Saya de Malha bank’s seagrass meadow arouses scientists’ interest |13 April 2021
The Saya de Malha bank, located between Seychelles and Mauritius, which has joint jurisdiction of the area, has garnered the interest of the international press and scientists over the recent months.
The main subject of such interest in this stretch of the Western Indian Ocean is what scientists are considering as the world’s largest seagrass meadow.
Earlier in March this year, 24-year-old Mauritian climate activist, Shaama Sandooyea, held an underwater protest above the Saya de Malha bank, to protect its seabed and seagrass meadow.
This is because scientists have identified the seagrass meadow at Saya de Malha bank as one of the largest absorber of climate-warming carbon dioxide.
Seagrasses play a large role in regulating ocean environments, storing more than twice as much carbon from planet-warming carbon dioxide (CO2) per square mile as forests do on land, according to a 2012 study in the journal Nature Geoscience.
However seagrasses has been among some of the most overlooked organisms in the ocean; to such an extent that no one deemed it important to come up with a Creole name for them.
Only recently, the Seychelles Conservation and Climate Adaptation Trust (SeyCCAT) launched an exercise to identify Seychellois Creole words for seagrass and, no, according to the trust it is not ‘gomon’.

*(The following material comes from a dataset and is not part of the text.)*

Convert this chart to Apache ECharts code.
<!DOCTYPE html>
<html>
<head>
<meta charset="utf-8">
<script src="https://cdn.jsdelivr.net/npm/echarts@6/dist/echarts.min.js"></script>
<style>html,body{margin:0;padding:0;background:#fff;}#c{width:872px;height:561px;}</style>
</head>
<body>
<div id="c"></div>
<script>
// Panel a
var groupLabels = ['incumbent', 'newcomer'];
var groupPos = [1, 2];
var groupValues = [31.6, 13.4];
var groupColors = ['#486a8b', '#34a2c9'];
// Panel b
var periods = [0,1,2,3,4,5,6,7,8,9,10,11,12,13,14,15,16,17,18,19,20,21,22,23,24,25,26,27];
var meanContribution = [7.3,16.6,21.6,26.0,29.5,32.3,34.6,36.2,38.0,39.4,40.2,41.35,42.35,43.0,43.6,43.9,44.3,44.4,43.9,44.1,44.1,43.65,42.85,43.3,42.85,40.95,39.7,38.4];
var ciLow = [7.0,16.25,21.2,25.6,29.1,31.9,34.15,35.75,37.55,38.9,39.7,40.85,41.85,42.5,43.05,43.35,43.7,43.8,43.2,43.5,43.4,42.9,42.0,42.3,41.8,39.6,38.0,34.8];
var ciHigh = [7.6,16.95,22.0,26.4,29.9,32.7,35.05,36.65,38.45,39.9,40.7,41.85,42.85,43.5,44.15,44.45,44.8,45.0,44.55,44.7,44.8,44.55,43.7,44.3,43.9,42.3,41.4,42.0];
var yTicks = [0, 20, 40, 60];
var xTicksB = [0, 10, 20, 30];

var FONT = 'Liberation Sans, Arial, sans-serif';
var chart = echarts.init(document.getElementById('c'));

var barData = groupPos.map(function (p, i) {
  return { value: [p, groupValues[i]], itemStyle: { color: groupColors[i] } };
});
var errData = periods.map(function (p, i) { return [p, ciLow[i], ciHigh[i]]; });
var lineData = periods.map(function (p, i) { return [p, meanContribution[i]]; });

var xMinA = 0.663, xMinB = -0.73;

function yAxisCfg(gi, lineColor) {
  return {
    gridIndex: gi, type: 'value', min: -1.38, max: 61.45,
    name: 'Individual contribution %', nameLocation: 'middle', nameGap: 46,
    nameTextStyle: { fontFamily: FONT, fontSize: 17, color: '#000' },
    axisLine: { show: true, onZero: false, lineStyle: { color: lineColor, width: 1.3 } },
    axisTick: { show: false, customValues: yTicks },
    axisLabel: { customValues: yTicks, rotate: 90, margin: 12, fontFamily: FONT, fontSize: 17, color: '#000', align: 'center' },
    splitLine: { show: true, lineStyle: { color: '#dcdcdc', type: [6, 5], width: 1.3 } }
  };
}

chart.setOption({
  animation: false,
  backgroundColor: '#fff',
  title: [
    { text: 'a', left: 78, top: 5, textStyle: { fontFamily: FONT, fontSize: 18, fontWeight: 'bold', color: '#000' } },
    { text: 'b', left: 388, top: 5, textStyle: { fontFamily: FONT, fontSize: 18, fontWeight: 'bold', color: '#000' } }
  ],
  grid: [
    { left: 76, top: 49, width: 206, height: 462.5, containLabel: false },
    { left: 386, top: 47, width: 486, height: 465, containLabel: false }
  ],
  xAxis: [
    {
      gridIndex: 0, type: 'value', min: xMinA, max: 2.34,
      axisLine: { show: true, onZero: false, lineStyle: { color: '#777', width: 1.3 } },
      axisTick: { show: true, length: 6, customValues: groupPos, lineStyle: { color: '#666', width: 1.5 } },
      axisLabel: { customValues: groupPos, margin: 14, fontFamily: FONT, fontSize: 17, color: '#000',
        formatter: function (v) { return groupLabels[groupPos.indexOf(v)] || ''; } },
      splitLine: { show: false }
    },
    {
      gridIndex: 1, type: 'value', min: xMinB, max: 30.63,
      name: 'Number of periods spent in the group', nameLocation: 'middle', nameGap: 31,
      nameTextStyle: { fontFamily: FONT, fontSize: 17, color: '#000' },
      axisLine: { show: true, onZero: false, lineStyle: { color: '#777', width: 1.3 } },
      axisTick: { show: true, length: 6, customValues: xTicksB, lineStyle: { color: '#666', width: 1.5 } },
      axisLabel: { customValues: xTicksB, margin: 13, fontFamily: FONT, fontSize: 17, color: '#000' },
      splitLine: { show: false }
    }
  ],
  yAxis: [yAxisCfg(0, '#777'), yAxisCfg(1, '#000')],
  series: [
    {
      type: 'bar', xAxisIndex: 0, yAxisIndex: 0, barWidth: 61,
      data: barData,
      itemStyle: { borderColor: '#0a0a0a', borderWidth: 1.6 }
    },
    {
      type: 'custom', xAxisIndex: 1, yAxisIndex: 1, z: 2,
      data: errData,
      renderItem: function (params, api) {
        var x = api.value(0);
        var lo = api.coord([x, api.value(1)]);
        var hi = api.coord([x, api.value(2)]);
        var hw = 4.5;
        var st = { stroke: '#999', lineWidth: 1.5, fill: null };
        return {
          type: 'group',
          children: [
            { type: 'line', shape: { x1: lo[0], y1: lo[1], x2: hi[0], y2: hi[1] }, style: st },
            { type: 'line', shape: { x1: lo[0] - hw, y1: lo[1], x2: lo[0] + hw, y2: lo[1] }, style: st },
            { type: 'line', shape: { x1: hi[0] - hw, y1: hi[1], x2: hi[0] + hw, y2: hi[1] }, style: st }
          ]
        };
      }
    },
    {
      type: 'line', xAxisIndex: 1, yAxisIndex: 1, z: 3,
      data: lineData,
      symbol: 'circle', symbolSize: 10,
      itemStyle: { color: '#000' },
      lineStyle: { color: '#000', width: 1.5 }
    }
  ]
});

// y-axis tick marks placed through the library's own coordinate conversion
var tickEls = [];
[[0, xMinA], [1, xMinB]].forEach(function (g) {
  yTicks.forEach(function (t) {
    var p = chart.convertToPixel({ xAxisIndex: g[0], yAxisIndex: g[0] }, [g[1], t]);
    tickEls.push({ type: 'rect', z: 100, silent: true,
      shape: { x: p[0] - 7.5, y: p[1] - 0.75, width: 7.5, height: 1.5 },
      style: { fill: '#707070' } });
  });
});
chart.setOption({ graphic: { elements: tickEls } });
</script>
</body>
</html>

Data on seagrass meadows are patchy, but research so far estimates the grasses cover over 300,000 square km (115,000 square miles), distributed across all continents apart from Antarctica.
It is not yet known how much carbon is locked into Saya de Malha, but globally the tangled roots of seagrasses are estimated to trap over 10 percent of the carbon buried in ocean sediment per year.
“This has massive implications for the (world’s) climate change mitigation efforts,” said Dimos Traganos, lead scientist on a German Aerospace Centre project developing software to improve seagrass tracking using satellite imagery and other data. That effort has been helped by recent advances in cloud computing and data storage, he said. “We are in such an exciting period.”
Seagrass meadows are believed to be retreating around 7 percent per year globally.
Greenpeace International undertook a recent study of the Saya de Malha bank’s ecosystem and seagrass meadow with its research vessel Arctic Sunrise.
Seychelles is now awaiting to find out the blue carbon value of the largest seagrass meadow, which is just on its doorstep. Many are hoping that Seychelles follows in the steps of Cabo Verde to include seagrass meadows as one of its nationally determined contributions (NDC).
Former President James Michel has stressed on the importance of both Seychelles and Mauritius protecting the wealth of the seagrass at the Saya de Malha bank.
“Then we’ll be in a better position to know how to not only preserve it, but also to manage it to ensure that it is protected for the future,” stated Mr Michel.
The former president is set to appear in an economic forum in June to speak on blue economy related subjects.